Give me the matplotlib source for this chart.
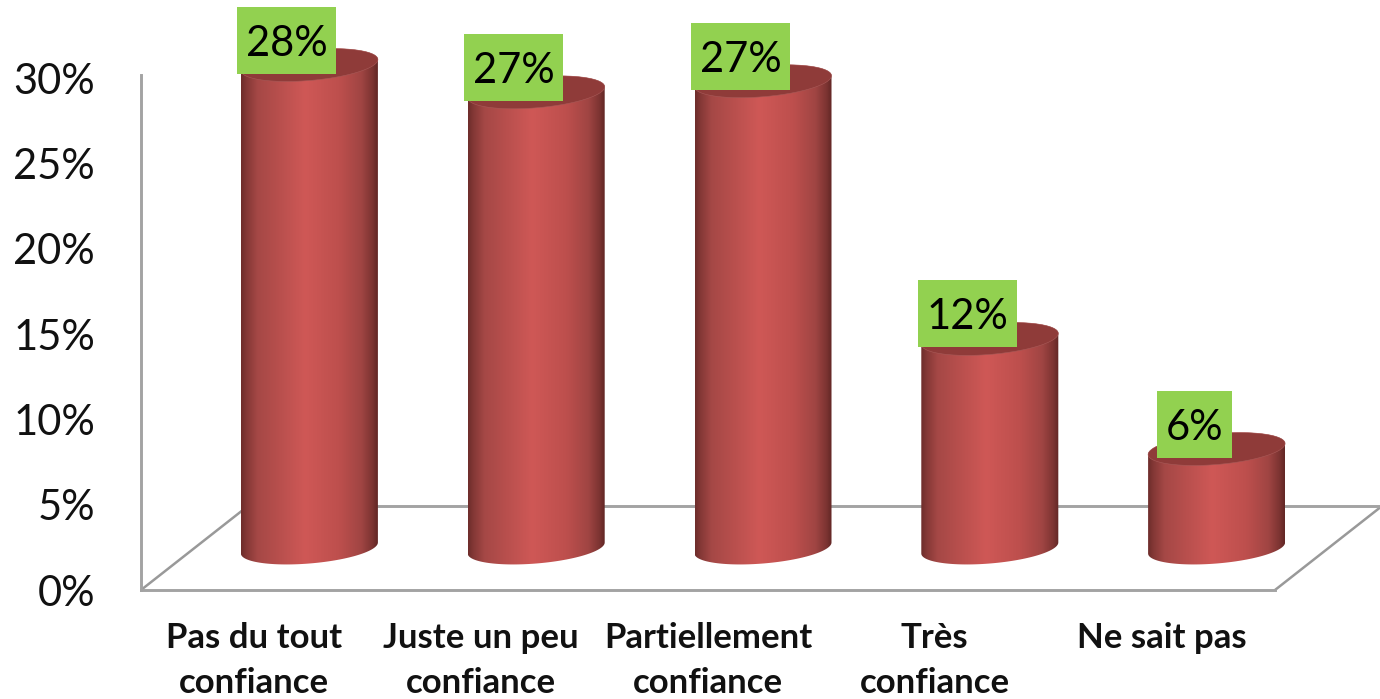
import numpy as np
import matplotlib
matplotlib.use("Agg")
import matplotlib.pyplot as plt
from matplotlib.colors import LinearSegmentedColormap
from matplotlib.patches import Polygon, Rectangle

categories = ["Pas du tout\nconfiance", "Juste un peu\nconfiance", "Partiellement\nconfiance", "Très\nconfiance", "Ne sait pas"]
values = [28.3, 26.7, 27.35, 12.25, 5.8]
value_labels = ["28%", "27%", "27%", "12%", "6%"]
y_ticks = [0, 5, 10, 15, 20, 25, 30]

W, H = 1380, 699
fig = plt.figure(figsize=(W / 100, H / 100), dpi=100, facecolor="white")
L, R, T, B = 141, 1380, 78, 590
ax = fig.add_axes([L / W, 1 - B / H, (R - L) / W, (B - T) / H])
UX = 226.8
UY = (B - T) / 30
xlim = (-0.5, -0.5 + (R - L) / UX)
ylim = (0, 30)
px = lambda d: d / UX
py = lambda d: d / UY

GRAY = "#a3a3a3"
FONT = "Lato"
ax.set_xlim(xlim)
ax.set_ylim(ylim)
ax.set_facecolor("none")
for s in ("top", "right"):
    ax.spines[s].set_visible(False)
for s in ("left", "bottom"):
    ax.spines[s].set_color(GRAY)
    ax.spines[s].set_linewidth(2.1)
ax.spines["bottom"].set_bounds(-0.5, 4.5)
ax.spines["left"].set_bounds(0, 30.2)

ax.set_yticks(y_ticks)
ax.set_yticklabels([f"{v}%" for v in y_ticks], fontsize=30, family=FONT, color="#111111")
ax.tick_params(axis="y", length=0, pad=33)
ax.set_xticks(range(len(categories)))
ax.set_xticklabels(categories, fontsize=25, family=FONT, fontweight="bold", color="#111111", linespacing=1.5)
ax.tick_params(axis="x", length=0, pad=23)

# floor
dx_floor, dy_floor = px(107), py(84)
ax.plot([-0.5, -0.5 + dx_floor], [0, dy_floor], color="#999999", lw=1.8, zorder=1)
ax.plot([4.5, 4.5 + dx_floor], [0, dy_floor], color="#999999", lw=1.8, zorder=1)
ax.plot([-0.5 + dx_floor, 4.5 + dx_floor], [dy_floor, dy_floor], color=GRAY, lw=2.1, zorder=1)

# cylinders
cmap = LinearSegmentedColormap.from_list("cyl", [
    (0.00, "#6e2d2b"), (0.04, "#843836"), (0.12, "#a54846"), (0.47, "#cf5856"),
    (0.72, "#bd4f4d"), (0.88, "#a04543"), (0.96, "#7d3432"), (1.00, "#622725")])
grad = np.linspace(0, 1, 256).reshape(1, -1)
a, b, s = 68.5, 15.5, 5.5
off_x, off_y = px(55), py(42)
t_lo = np.linspace(0, np.pi, 80)
t_up = np.linspace(np.pi, 2 * np.pi, 80)
t_all = np.linspace(0, 2 * np.pi, 160)


def rim(cx, cy, t):
    return np.column_stack([cx + px(a) * np.cos(t), cy - py(b) * np.sin(t) + py(s) * np.cos(t)])


for i, (v, lab) in enumerate(zip(values, value_labels)):
    cx = i + off_x
    y0, y1 = off_y, off_y + v
    body = Polygon(np.vstack([rim(cx, y0, t_lo), rim(cx, y1, t_up)]), closed=True,
                   facecolor="none", edgecolor="none", zorder=2, clip_on=False)
    ax.add_patch(body)
    im = ax.imshow(grad, cmap=cmap, aspect="auto", zorder=2, interpolation="bilinear",
                   extent=(cx - px(a), cx + px(a), y0 - py(25), y1 + py(25)))
    im.set_clip_box(fig.bbox)
    im.set_clip_path(body)
    ax.add_patch(Polygon(rim(cx, y1, t_all), closed=True, facecolor="#8f3b39",
                         edgecolor="#a85a58", lw=0.4, zorder=3, clip_on=False))
    # value label box
    bw = 99 if len(lab) == 3 else 75
    bh = 67
    bx, by = cx - px(22.5), y1 + py(25)
    ax.add_patch(Rectangle((bx - px(bw / 2), by - py(bh / 2)), px(bw), py(bh),
                           facecolor="#92d150", edgecolor="none", zorder=4, clip_on=False))
    ax.text(bx, by, lab, ha="center", va="center_baseline", fontsize=30, family=FONT,
            color="black", zorder=5, clip_on=False)

ax.set_xlim(xlim)
ax.set_ylim(ylim)
fig.savefig("out.png", dpi=100)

--*--

### Stated task:
Give back exactly the lines from the first line of the data through the line with "ax.plot([-0.5 + dx_floor, 4.5", pictures excluded.

### Solution to this exercise:
Give me the matplotlib source for this chart.
import numpy as np
import matplotlib
matplotlib.use("Agg")
import matplotlib.pyplot as plt
from matplotlib.colors import LinearSegmentedColormap
from matplotlib.patches import Polygon, Rectangle

categories = ["Pas du tout\nconfiance", "Juste un peu\nconfiance", "Partiellement\nconfiance", "Très\nconfiance", "Ne sait pas"]
values = [28.3, 26.7, 27.35, 12.25, 5.8]
value_labels = ["28%", "27%", "27%", "12%", "6%"]
y_ticks = [0, 5, 10, 15, 20, 25, 30]

W, H = 1380, 699
fig = plt.figure(figsize=(W / 100, H / 100), dpi=100, facecolor="white")
L, R, T, B = 141, 1380, 78, 590
ax = fig.add_axes([L / W, 1 - B / H, (R - L) / W, (B - T) / H])
UX = 226.8
UY = (B - T) / 30
xlim = (-0.5, -0.5 + (R - L) / UX)
ylim = (0, 30)
px = lambda d: d / UX
py = lambda d: d / UY

GRAY = "#a3a3a3"
FONT = "Lato"
ax.set_xlim(xlim)
ax.set_ylim(ylim)
ax.set_facecolor("none")
for s in ("top", "right"):
    ax.spines[s].set_visible(False)
for s in ("left", "bottom"):
    ax.spines[s].set_color(GRAY)
    ax.spines[s].set_linewidth(2.1)
ax.spines["bottom"].set_bounds(-0.5, 4.5)
ax.spines["left"].set_bounds(0, 30.2)

ax.set_yticks(y_ticks)
ax.set_yticklabels([f"{v}%" for v in y_ticks], fontsize=30, family=FONT, color="#111111")
ax.tick_params(axis="y", length=0, pad=33)
ax.set_xticks(range(len(categories)))
ax.set_xticklabels(categories, fontsize=25, family=FONT, fontweight="bold", color="#111111", linespacing=1.5)
ax.tick_params(axis="x", length=0, pad=23)

# floor
dx_floor, dy_floor = px(107), py(84)
ax.plot([-0.5, -0.5 + dx_floor], [0, dy_floor], color="#999999", lw=1.8, zorder=1)
ax.plot([4.5, 4.5 + dx_floor], [0, dy_floor], color="#999999", lw=1.8, zorder=1)
ax.plot([-0.5 + dx_floor, 4.5 + dx_floor], [dy_floor, dy_floor], color=GRAY, lw=2.1, zorder=1)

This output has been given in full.